The type environment is a list of triples where the first element is a nonterminal, the second element is a boolean which indicates the nullability of the nonterminal and the third element is a list of all nonterminals that firstly appears on the left side of the expression associated wiht the non-terminal (head set).
The end user now can provide an structure (called a factory) that defines how the PEG should be constructed. As example of this
the module peg-gen-syntax.rkt contains a racket structure and its corresponding factory called PEGStructF to build PEGs.
This example can be set by requiring the mentioned module and then overriding the generator default factory using the .
( NOTE: The module peg-gen-syntax.rkt is already imported by the peg-gen module. )
> (require peg-gen/peg-gen-syntax)
> (setSynFactory PEGStructF)
> (sample (gen:peg 2 2 2) 3)
(list
(PEG '#hash() (Not (Seq (Lit 0) (Eps))) '())
(PEG '#hash() (Alt (Seq (Eps) (Lit 1)) (Not (Eps))) '())
(PEG '#hash() (Kle (Lit 0)) '()))
To define a custom output, the user can require the module peg-gen/peg-gen-syntax-factory and fill PEGFSyn structure with the appropriated constructors. Consider the definition of the previous used output structure as an example:
(require "peg-gen-syntax-factory.rkt")
(struct GPEG (nt start gamma) #:transparent)

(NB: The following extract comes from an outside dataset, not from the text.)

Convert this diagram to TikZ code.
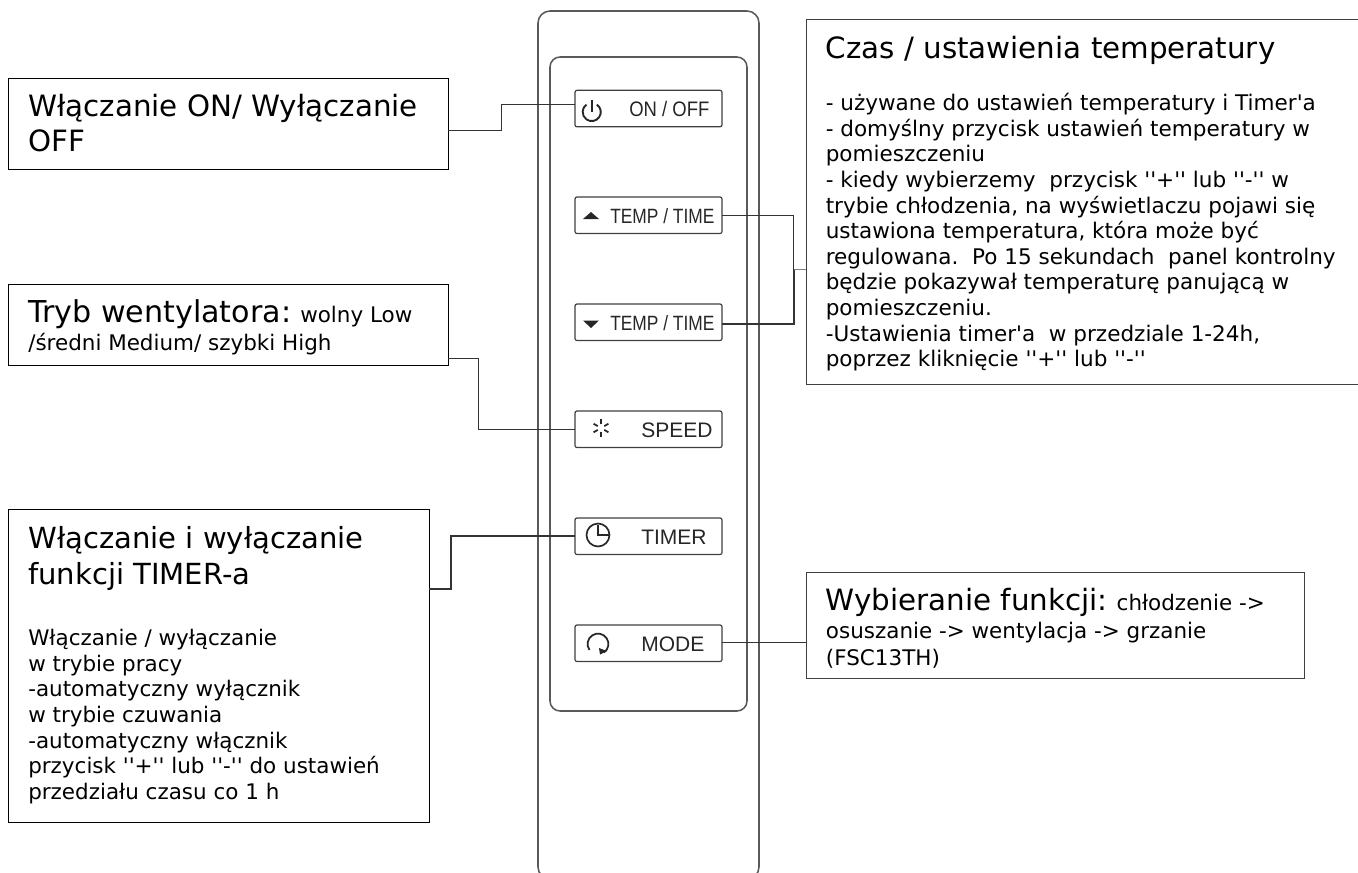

(struct GEps () #:transparent)
(struct GLit (chr) #:transparent)
(struct GVar (var) #:transparent)
(struct GAlt (left right) #:transparent)
(struct GSeq (left right) #:transparent)
(struct GNot (exp) #:transparent)
(struct GKle (exp) #:transparent)
(define (add-nt p nt exp)
(GPEG (hash-set (GPEG-nt p) nt exp) (GPEG-start p) (GPEG-gamma p))
)
(define PEGStructF
(PEGFSyn
(lambda () (GEps) ) ;mkEps
(lambda (x) (GLit x )) ;mkLit
(lambda (x) (GVar x )) ;mkVar
(lambda (e) (GNot e )) ;mkNot
(lambda (e) (GKle e )) ;mkKle
(lambda (x y) (GSeq x y) ) ;mkSeq
(lambda (x y) (GAlt x y) ) ;mkAlt
(lambda (g nt e) (hash-set g nt e) ) ;addRule
(lambda () (make-immutable-hash) ) ;mkEmptyGrm
(lambda (g start gamma) (GPEG g start gamma) ) ;mkPEG
)
)
This version contains two new functions to generate ill-typed PEGs (PEGs that may loop). Some non-terminals may be intentionally made ill-typed, those have their respective types define as the symbol 'ill-typed instead of having an actual type.
> (sample (gen:ill-peg 2 2 2) 3)
(list
(PEG '#hash() (Seq (Kle (Eps)) (Lit 2)) '())
(PEG (hash 'X (Lit 1)) (Kle (Eps)) (list (cons 'X (TyPEG #f '()))))
(PEG
(hash 'C (Seq (Lit 0) (Var 'T)) 'T (Var 'T))
(Seq (Eps) (Lit 1))
(list '(T . ill-typed) (cons 'C (TyPEG #f '())))))
The two first PEGs are ill-typed because of (Kle (Eps)). The last the Non-terminal T is left-recursive.
This library has its own raccheck tests that are executed by the raco test command line. There is some special test-cases designed to test the geenration process more rigorously. Those teste are more computational intensive and can take many hours to complete.